BEGIN THE DATA
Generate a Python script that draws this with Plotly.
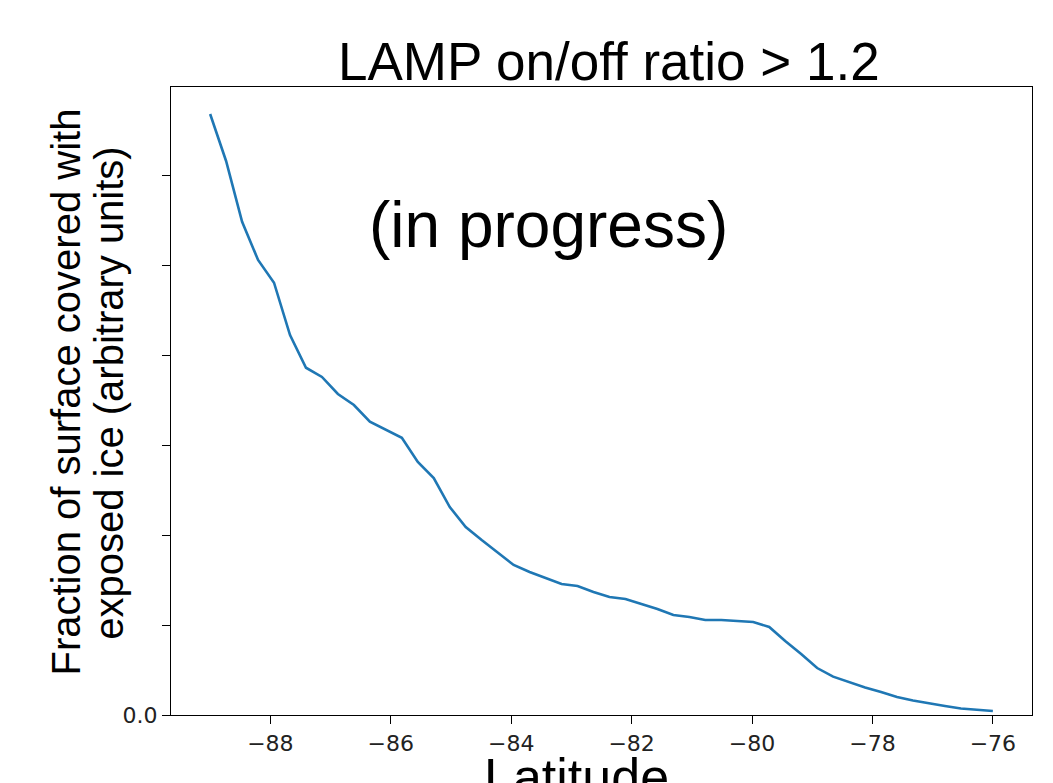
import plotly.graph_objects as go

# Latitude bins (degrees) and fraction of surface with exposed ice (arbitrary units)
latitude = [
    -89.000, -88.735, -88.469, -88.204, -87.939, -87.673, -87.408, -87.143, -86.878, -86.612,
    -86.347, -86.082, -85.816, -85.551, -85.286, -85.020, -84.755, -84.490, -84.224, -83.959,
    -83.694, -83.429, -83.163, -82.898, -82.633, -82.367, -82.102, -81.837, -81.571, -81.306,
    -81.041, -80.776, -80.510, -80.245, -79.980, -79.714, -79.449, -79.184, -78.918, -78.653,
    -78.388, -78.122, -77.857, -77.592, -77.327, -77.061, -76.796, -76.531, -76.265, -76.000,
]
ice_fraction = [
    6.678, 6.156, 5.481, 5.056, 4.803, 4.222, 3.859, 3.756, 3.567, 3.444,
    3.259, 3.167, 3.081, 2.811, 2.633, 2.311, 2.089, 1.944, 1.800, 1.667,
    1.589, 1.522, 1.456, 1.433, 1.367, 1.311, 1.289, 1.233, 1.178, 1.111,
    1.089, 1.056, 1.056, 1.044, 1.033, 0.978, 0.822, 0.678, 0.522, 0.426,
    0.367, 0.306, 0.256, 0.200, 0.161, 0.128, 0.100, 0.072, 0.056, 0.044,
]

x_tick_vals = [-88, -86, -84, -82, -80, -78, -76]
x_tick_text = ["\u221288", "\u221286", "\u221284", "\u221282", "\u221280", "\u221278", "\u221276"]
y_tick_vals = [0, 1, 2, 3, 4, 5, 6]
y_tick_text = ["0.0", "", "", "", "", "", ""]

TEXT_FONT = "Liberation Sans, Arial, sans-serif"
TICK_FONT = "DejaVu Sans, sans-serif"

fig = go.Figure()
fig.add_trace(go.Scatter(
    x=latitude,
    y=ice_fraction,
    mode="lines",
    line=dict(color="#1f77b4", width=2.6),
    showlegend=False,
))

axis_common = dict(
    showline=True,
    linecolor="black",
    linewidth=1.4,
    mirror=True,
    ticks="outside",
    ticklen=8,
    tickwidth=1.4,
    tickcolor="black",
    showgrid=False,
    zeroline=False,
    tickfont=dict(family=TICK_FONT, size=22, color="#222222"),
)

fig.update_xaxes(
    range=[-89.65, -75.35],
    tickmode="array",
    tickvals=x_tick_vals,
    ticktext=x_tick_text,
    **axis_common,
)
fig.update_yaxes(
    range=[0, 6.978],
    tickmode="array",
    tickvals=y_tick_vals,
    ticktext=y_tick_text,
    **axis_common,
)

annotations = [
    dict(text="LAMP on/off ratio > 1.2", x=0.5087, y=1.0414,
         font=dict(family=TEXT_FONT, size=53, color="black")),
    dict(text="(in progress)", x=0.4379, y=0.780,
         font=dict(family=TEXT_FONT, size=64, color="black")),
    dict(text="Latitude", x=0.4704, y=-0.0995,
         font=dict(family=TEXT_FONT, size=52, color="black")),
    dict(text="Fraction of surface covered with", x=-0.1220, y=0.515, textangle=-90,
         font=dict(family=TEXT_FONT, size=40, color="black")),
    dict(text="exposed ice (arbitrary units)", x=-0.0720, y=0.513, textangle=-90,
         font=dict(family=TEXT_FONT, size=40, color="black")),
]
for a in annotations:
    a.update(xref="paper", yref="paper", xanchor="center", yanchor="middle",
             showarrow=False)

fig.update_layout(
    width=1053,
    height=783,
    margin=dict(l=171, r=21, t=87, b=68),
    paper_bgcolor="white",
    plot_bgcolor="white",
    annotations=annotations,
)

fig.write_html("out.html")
END THE DATA
BEGIN THE DATA
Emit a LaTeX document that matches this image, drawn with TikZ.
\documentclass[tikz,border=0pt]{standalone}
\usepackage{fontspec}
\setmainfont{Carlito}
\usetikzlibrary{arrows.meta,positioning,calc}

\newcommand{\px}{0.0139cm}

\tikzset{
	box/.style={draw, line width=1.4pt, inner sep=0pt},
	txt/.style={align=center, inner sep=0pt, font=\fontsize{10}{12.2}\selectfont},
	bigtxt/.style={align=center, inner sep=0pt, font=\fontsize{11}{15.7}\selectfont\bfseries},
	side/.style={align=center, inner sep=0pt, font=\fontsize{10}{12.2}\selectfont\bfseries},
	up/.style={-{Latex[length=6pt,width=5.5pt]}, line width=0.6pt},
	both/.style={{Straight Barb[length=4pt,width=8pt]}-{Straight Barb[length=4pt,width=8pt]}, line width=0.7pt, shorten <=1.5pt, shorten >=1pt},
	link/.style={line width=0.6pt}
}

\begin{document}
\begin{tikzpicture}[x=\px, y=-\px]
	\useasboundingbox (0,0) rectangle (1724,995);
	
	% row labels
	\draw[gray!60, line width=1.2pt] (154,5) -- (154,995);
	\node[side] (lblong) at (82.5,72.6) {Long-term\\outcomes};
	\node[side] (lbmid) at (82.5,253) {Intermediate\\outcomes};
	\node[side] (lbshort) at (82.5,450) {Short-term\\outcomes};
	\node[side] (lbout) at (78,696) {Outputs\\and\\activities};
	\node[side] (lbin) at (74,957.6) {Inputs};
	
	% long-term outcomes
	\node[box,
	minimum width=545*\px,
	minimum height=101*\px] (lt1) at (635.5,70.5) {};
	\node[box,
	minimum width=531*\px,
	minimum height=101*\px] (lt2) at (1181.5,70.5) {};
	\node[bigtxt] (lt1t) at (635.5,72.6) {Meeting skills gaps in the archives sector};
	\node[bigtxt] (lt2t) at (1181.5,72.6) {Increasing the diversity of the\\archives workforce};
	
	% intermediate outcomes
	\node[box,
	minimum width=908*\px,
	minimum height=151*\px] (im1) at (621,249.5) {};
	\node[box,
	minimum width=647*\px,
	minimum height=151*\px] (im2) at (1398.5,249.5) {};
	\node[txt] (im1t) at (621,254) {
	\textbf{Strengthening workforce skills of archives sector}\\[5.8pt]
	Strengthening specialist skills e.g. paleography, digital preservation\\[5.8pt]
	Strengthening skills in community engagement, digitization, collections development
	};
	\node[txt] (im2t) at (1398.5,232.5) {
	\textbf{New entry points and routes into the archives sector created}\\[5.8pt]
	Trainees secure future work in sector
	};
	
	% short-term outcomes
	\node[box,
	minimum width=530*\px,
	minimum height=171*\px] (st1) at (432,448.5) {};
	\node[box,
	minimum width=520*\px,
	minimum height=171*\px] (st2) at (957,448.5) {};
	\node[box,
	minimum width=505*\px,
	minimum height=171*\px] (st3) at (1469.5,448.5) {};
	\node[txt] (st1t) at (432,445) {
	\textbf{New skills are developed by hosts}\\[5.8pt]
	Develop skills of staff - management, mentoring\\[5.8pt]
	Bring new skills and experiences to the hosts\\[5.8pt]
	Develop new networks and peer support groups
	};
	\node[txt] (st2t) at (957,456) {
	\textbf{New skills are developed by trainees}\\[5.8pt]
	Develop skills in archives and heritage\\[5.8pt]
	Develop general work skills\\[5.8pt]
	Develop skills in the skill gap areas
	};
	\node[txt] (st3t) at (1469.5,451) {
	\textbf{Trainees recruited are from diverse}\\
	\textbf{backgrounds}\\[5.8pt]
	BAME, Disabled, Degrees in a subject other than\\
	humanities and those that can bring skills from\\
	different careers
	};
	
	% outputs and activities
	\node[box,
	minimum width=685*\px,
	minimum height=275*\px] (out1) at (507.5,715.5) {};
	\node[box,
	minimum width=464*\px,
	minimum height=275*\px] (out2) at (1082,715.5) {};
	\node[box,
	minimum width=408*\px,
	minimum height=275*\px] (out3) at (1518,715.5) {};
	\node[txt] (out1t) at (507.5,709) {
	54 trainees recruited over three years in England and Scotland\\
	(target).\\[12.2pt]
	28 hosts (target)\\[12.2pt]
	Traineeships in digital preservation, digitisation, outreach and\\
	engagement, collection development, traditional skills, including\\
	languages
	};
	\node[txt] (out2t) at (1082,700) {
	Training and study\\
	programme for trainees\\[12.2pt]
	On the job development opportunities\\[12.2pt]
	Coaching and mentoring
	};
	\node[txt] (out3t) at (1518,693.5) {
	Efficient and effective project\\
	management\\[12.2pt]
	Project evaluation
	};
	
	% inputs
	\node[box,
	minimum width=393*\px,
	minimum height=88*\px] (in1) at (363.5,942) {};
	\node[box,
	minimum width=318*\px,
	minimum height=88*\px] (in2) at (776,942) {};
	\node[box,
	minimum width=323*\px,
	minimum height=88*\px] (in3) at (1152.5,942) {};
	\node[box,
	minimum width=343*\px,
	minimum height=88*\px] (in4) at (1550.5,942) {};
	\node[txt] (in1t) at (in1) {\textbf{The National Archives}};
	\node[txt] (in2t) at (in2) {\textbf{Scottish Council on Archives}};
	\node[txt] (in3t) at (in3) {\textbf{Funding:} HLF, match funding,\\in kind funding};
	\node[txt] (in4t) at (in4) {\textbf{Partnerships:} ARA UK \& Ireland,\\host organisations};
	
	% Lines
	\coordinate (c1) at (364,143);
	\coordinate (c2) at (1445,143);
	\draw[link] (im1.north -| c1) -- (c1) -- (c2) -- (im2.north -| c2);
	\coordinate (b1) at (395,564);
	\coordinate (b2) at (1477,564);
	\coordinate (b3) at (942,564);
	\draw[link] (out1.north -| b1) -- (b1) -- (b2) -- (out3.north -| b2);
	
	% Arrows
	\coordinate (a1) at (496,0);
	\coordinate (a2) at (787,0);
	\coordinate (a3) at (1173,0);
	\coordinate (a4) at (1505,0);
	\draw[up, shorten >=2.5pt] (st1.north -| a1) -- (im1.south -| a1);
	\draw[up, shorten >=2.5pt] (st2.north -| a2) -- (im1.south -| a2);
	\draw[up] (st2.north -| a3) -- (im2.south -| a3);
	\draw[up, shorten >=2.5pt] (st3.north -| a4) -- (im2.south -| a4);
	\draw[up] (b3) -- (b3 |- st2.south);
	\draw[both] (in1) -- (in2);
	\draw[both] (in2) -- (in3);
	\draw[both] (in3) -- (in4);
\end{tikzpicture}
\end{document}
END THE DATA
Copy the listing above exactly, but only from the line with "Generate a Python" through the line with "import plotly.graph_objects as go", including those two lines and excluding any picture.

Generate a Python script that draws this with Plotly.
import plotly.graph_objects as go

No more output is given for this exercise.